Coates repeats the significant failure he recognizes in an earlier Moynihan. Coates tells us that the fatal flaw in Moynihan’s infamous report was Moynihan’s decision to omit specific policy solutions. Having seen that so clearly, it’s odd that Coates should repeat that failure so often in the important writing he now undertakes. A mind as formidable as Coates’s ought not stop with descriptive analysis, however compelling its portrayal of the problem. It should push itself to hazard a prescription, to call for some specific redress.

Pastor Anyabwile is of course right. He should also know that revival is not policy.

So what policy is out there? Maybe Peter Moskos is on to something about what California and Chicago police can learn from New York City’s patrol people and their supervisors:

Last year in California, police shot and killed 188 people.
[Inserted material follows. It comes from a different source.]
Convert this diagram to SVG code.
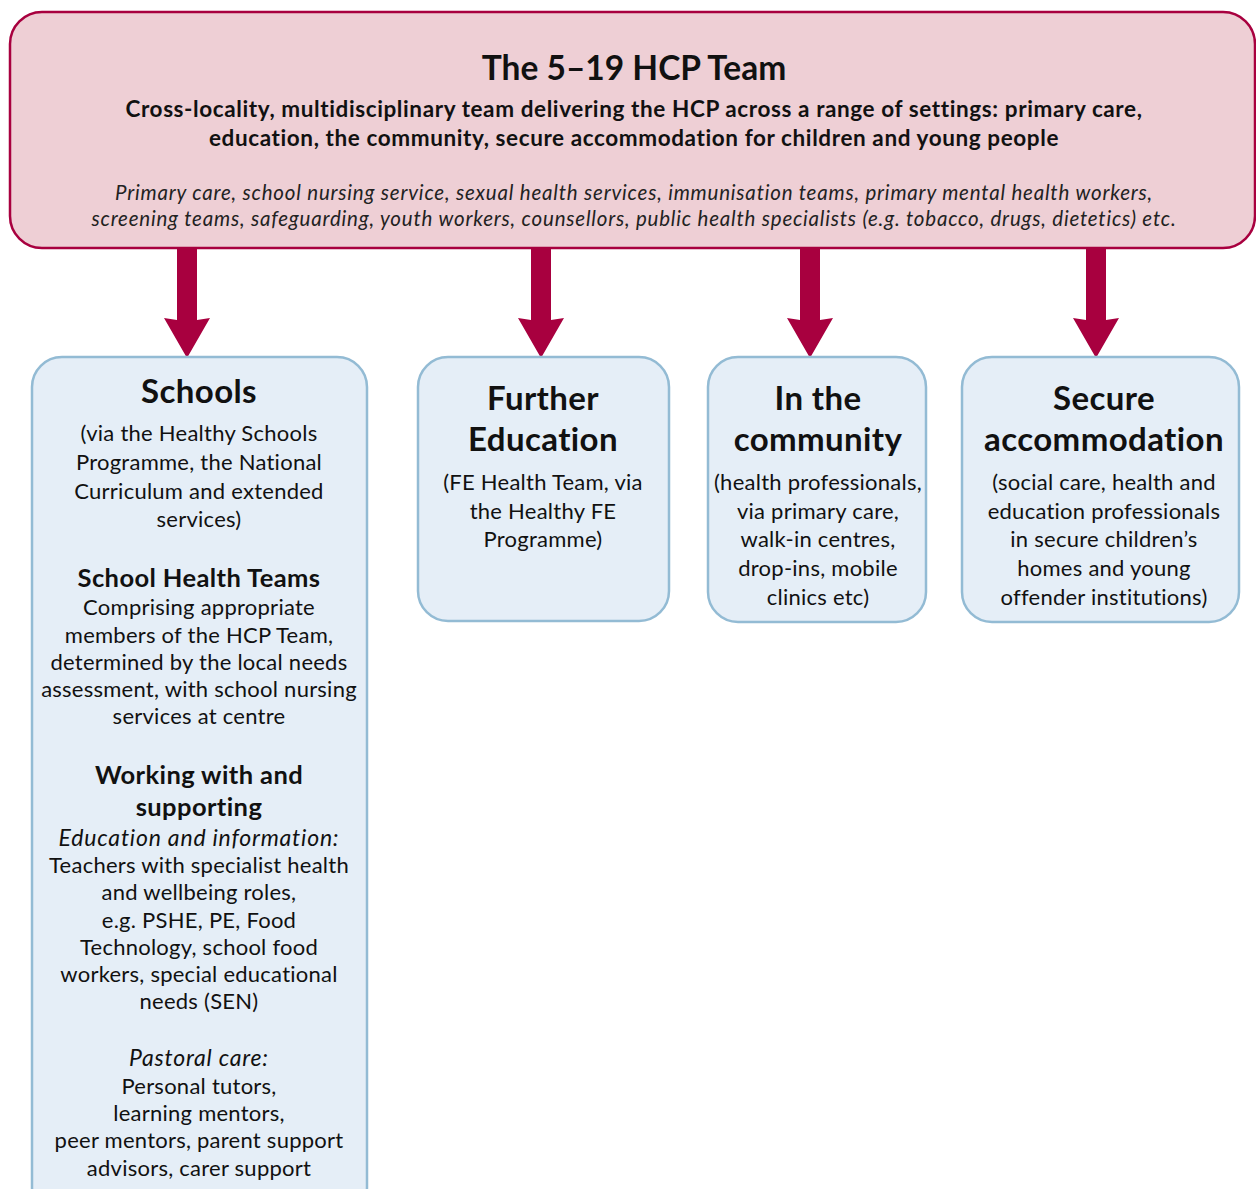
<svg xmlns="http://www.w3.org/2000/svg" width="1256" height="1189" viewBox="0 0 1256 1189">
<style>
text{font-family:Lato,"Open Sans",sans-serif;fill:#111;text-anchor:middle}
.h1{font-size:33.5px;font-weight:bold}
.h2{font-size:22.5px;font-weight:bold;letter-spacing:0.6px}
.it{font-size:20.5px;font-style:italic;fill:#222;letter-spacing:0.8px}
.nh{font-size:33px;font-weight:bold;letter-spacing:0.4px}
.b{font-size:22px;letter-spacing:0.25px}
.sh{font-size:25.5px;font-weight:bold;letter-spacing:0.4px}
.bi{font-size:23px;font-style:italic;letter-spacing:0.8px}
.top{fill:#eecfd5;stroke:#a8003f;stroke-width:2.5}
.box{fill:#e5eef7;stroke:#93bbd4;stroke-width:2.5}
.arr{fill:#a8003f}
</style>
<defs>
<path id="ar" class="arr" d="M-10,0 H10 V72 L23,70 L0,110 L-23,70 L-10,72 Z"/>
</defs>
<g id="connectors">
<use href="#ar" x="187" y="248"/>
<use href="#ar" x="541" y="248"/>
<use href="#ar" x="810" y="248"/>
<use href="#ar" x="1096" y="248"/>
</g>
<g id="team">
<rect class="top" x="10" y="12" width="1245" height="236" rx="32"/>
<text class="h1" x="634" y="80">The 5–19 HCP Team</text>
<text class="h2" x="634" y="117">Cross-locality, multidisciplinary team delivering the HCP across a range of settings: primary care,</text>
<text class="h2" x="634" y="146">education, the community, secure accommodation for children and young people</text>
<text class="it" x="634" y="200">Primary care, school nursing service, sexual health services, immunisation teams, primary mental health workers,</text>
<text class="it" x="634" y="226">screening teams, safeguarding, youth workers, counsellors, public health specialists (e.g. tobacco, drugs, dietetics) etc.</text>
</g>
<g id="schools">
<rect class="box" x="32" y="357" width="335" height="860" rx="30"/>
<text class="nh" x="199" y="403">Schools</text>
<text class="b" x="199" y="441">(via the Healthy Schools</text>
<text class="b" x="199" y="470">Programme, the National</text>
<text class="b" x="199" y="499">Curriculum and extended</text>
<text class="b" x="199" y="527">services)</text>
<text class="sh" x="199" y="587">School Health Teams</text>
<text class="b" x="199" y="615">Comprising appropriate</text>
<text class="b" x="199" y="643">members of the HCP Team,</text>
<text class="b" x="199" y="670">determined by the local needs</text>
<text class="b" x="199" y="697">assessment, with school nursing</text>
<text class="b" x="199" y="724">services at centre</text>
<text class="sh" x="199" y="784">Working with and</text>
<text class="sh" x="199" y="816">supporting</text>
<text class="bi" x="199" y="846">Education and information:</text>
<text class="b" x="199" y="873">Teachers with specialist health</text>
<text class="b" x="199" y="900">and wellbeing roles,</text>
<text class="b" x="199" y="928">e.g. PSHE, PE, Food</text>
<text class="b" x="199" y="955">Technology, school food</text>
<text class="b" x="199" y="982">workers, special educational</text>
<text class="b" x="199" y="1009">needs (SEN)</text>
<text class="bi" x="199" y="1066">Pastoral care:</text>
<text class="b" x="199" y="1094">Personal tutors,</text>
<text class="b" x="199" y="1121">learning mentors,</text>
<text class="b" x="199" y="1148">peer mentors, parent support</text>
<text class="b" x="199" y="1176">advisors, carer support</text>
</g>
<g id="further-education">
<rect class="box" x="418" y="357" width="251" height="264" rx="30"/>
<text class="nh" x="543" y="410">Further</text>
<text class="nh" x="543" y="451">Education</text>
<text class="b" x="543" y="490">(FE Health Team, via</text>
<text class="b" x="543" y="519">the Healthy FE</text>
<text class="b" x="543" y="547">Programme)</text>
</g>
<g id="community">
<rect class="box" x="708" y="357" width="218" height="265" rx="30"/>
<text class="nh" x="818" y="410">In the</text>
<text class="nh" x="818" y="451">community</text>
<text class="b" x="818" y="490">(health professionals,</text>
<text class="b" x="818" y="519">via primary care,</text>
<text class="b" x="818" y="547">walk-in centres,</text>
<text class="b" x="818" y="576">drop-ins, mobile</text>
<text class="b" x="818" y="605">clinics etc)</text>
</g>
<g id="secure">
<rect class="box" x="962" y="357" width="277" height="265" rx="30"/>
<text class="nh" x="1104" y="410">Secure</text>
<text class="nh" x="1104" y="451">accommodation</text>
<text class="b" x="1104" y="490">(social care, health and</text>
<text class="b" x="1104" y="519">education professionals</text>
<text class="b" x="1104" y="547">in secure children’s</text>
<text class="b" x="1104" y="576">homes and young</text>
<text class="b" x="1104" y="605">offender institutions)</text>
</g>
</svg>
That’s a rate of 4.8 per million. New York, Michigan, and Pennsylvania collectively have 3.4 million more people than California (and 3.85 million more African Americans). In these three states, police shot and killed (just?) 53 people. That’s a rate of 1.2 per million. That’s a big difference.

Were police in California able to lower their rate of lethal force to the level of New York, Michigan, and Pennsylvania — and that doesn’t seem too much to ask for — 139 fewer people would be killed by police. And this is just in California! (And California isn’t even the worst state; I’m picking on California because it’s large and very much on the high end.)

Now keep in mind most police-involved shootings are not only legally justifiable, they are necessary and good at the moment the cop pulls the trigger. But that doesn’t mean that the entire situation was inevitable. Cops don’t want to shoot people. They want to stay alive. You give cops a safe way to reduce the chance they have to pull the trigger, and they’ll certainly take it.

I really don’t know what some departments and states are doing right and others wrong. But it’s hard for me to believe that the residents of California are so much more violent and threatening to cops than the good people of New York or Pennsylvania. I suspect lower rates of lethal force has a lot to do with recruitment, training, verbal skills, deescalation techniques, not policing alone, and more restrictive gun laws. (I do not include Tasers on this list.)

If we could bring the national rate of people shot and killed by police (3 per million) down to the level found in, say, New York City (The big bad NYPD shoots and kills just 0.7 per million) we’d reduce the total number of people killed by police 77 percent, from 990 to 231!

The thing is, we don’t need the Holy Spirit’s miraculous powers for this. Providential control is always appreciated.